In its response to the Department of Business, Innovation & Skills’ consultation on high pay, the organisation warned that the connection between remuneration and performance is currently being lost.
ACCA is concerned that executive pay at the largest companies has achieved its own momentum, forcing a regulatory response.
This needs to reinforce the capacity of company shareholders to insist boards incentivise their personnel in sustainable ways, it stated.
But at the same time, regulators need to avoid impeding boards and remuneration committees’ ability to pay objectively justifiable rates for the right people.
John Davies, head of technical at ACCA, claimed that a "disconnect" has arisen between boards, their employees, shareholders, and the rest of the community.
"In principle, pay should be an internal decision for companies and there should be freedom to pay the prevailing market rate for talented people," he stated.
"However, today, high pay seems to justify itself, while shareholders seem to have little control over management decisions."
Mr Davies described this as "a structural problem which needs proper reform".
ACCA has argued that there is a structural inability of the ownership base of some listed companies to exert "meaningful control" over board decisions.
"This isn’t completely down to shareholder apathy: the fragmented landscape of share ownership and a lack of shareholder confidence in their right to insist on policies that pursue long-term growth are also at fault," the association stated.
It warned that switching from a retrospective shareholder vote on pay to a binding, pro-active one would change nothing by itself.
"Giving more rights to shareholders would not be a panacea as new powers won’t necessarily be used, as previous experience has shown," ACCA claimed.

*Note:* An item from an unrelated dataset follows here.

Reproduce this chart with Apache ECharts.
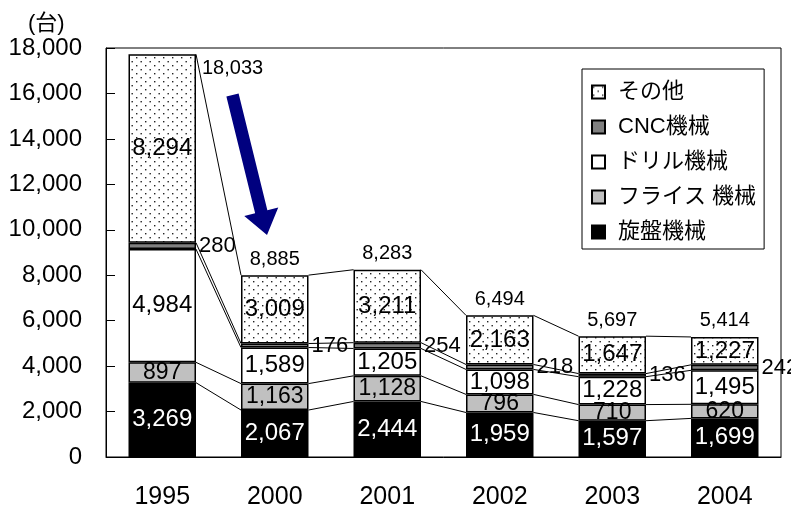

"Equally, it would not prevent policy statements framed in broad, flexible ways being put to the vote."
ACCA suggested that reform needs to be part of a wider package, with the statement of directors duties in s172 of the Companies Act reviewed to impose a more explicit onus on directors to consider long-term shareholder value when setting pay policy.

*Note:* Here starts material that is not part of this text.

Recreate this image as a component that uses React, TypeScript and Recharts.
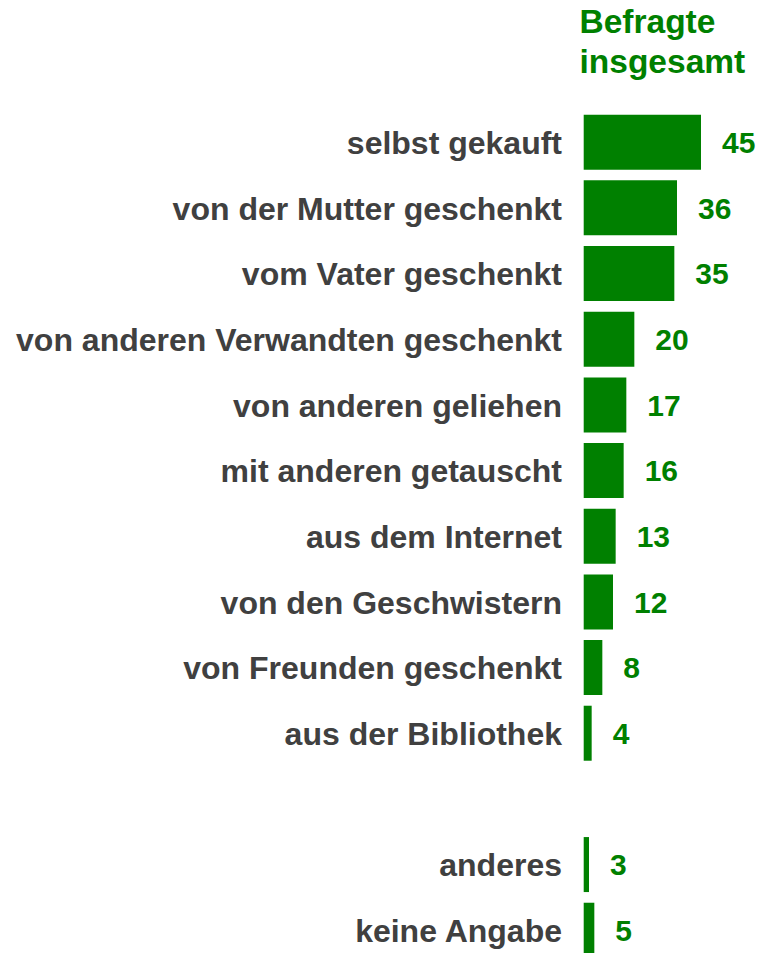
import React from "react";
import {BarChart, Bar, XAxis, YAxis, LabelList} from "recharts";

const GREEN = "#008000";
const FONT = "'Liberation Sans', Arial, sans-serif";

// leeres Feld = Abstand vor "anderes"
const categories = [
    "selbst gekauft",
    "von der Mutter geschenkt",
    "vom Vater geschenkt",
    "von anderen Verwandten geschenkt",
    "von anderen geliehen",
    "mit anderen getauscht",
    "aus dem Internet",
    "von den Geschwistern",
    "von Freunden geschenkt",
    "aus der Bibliothek",
    "",
    "anderes",
    "keine Angabe",
];
const values: (number | null)[] = [45, 36, 35, 20, 17, 16, 13, 12, 8, 4, null, 3, 5];

const data = categories.map((name, i) => ({name, value: values[i]}));

export default function App() {
    return (
        <div style={{width: 760, height: 953, overflow: "hidden"}}>
            <style>{"body { margin: 0; }"}</style>
            <BarChart
                width={760}
                height={970}
                data={data}
                layout="vertical"
                margin={{top: 109.7, right: 59, bottom: 6.6, left: 0}}
            >
                <XAxis type="number" domain={[0, 45]} hide/>
                <YAxis
                    type="category"
                    dataKey="name"
                    width={581}
                    axisLine={{stroke: "#ffffff", strokeWidth: 5.4}} // weisser Spalt vor den Balken
                    tickLine={false}
                    tickSize={0}
                    tickMargin={19}
                    interval={0}
                    tick={{fill: "#404040", fontSize: 32, fontWeight: "bold", fontFamily: FONT}}
                />
                <Bar dataKey="value" fill={GREEN} barSize={55} isAnimationActive={false}>
                    <LabelList
                        dataKey="value"
                        position="right"
                        offset={21}
                        fill={GREEN}
                        style={{fontSize: 30, fontWeight: "bold", fontFamily: FONT}}
                    />
                </Bar>
                <text x={579.5} y={32.5} fill={GREEN} style={{fontSize: 33.5, fontWeight: "bold", fontFamily: FONT}}>
                    Befragte
                </text>
                <text x={579.5} y={72.5} fill={GREEN} style={{fontSize: 33.5, fontWeight: "bold", fontFamily: FONT}}>
                    insgesamt
                </text>
            </BarChart>
        </div>
    );
}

Remuneration committees should also be encouraged to set criteria for assessing performance that reflect the board’s responsibility for stewardship, the body stated.

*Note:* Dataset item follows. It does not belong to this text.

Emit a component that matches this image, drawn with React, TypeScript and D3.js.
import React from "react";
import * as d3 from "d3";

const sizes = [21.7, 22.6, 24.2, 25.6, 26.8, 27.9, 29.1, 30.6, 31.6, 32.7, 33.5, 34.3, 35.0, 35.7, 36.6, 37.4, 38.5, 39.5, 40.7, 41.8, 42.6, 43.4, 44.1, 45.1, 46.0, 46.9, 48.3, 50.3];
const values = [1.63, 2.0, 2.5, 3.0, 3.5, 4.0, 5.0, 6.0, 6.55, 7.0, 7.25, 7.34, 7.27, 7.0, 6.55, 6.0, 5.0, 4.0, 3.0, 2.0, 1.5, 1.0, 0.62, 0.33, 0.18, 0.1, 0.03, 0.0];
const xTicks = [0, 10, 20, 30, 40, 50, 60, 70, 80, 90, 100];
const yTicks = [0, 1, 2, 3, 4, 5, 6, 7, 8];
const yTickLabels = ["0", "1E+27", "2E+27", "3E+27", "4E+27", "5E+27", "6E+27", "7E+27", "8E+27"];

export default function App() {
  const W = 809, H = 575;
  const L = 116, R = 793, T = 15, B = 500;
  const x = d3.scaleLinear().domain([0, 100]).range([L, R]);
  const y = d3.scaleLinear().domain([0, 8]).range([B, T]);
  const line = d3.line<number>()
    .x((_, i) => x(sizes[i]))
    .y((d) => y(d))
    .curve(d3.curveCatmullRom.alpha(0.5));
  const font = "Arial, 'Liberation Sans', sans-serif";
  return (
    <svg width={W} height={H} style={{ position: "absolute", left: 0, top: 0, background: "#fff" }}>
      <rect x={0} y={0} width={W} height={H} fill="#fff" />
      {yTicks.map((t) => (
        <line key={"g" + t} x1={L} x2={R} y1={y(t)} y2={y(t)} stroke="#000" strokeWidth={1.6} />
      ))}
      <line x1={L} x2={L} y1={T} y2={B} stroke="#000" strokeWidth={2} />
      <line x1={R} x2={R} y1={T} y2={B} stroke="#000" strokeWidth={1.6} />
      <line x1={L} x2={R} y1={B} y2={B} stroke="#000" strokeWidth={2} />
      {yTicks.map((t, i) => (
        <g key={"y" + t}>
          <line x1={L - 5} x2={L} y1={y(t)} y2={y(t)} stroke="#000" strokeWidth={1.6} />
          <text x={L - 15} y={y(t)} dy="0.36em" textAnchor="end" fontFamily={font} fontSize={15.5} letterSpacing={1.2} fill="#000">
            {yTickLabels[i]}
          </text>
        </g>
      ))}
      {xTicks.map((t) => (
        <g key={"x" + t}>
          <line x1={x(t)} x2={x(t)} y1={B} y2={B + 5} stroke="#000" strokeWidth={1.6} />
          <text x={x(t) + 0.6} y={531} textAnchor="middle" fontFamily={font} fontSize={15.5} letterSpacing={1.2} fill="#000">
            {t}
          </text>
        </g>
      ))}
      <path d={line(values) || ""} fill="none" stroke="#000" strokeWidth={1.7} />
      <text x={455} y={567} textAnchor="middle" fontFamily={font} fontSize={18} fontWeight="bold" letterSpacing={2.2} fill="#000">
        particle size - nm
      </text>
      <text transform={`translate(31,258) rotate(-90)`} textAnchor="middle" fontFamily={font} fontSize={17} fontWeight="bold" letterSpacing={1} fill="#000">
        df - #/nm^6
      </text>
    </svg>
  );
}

Meanwhile, the composition of remuneration committees needs to be considered, with too many current or former executive directors setting pay levels for their contemporaries.
And ACCA believes there must be "a fundamental improvement" in levels of engagement by shareholders, with investors given an express right of intervention on pay policy.
The association believes it is "crucial" to get the legal detail right, with regulation clear and any new shareholder vote prospective in nature.
Mr Davies commented: "Ideally, excessively high pay should be capable of being addressed by a combination of directors abiding by their fiduciary duties and shareholders exercising their supervisory rights.
"Unfortunately, the reality is quite different and so the time has come for regulation."
He said this regulation needs to be proportionate, allowing freedom for boards and encouraging shareholder engagement.
"We need to bridge the gap between companies, their shareholders, and the public, and regulation seems to be the only answer," Mr Davies added.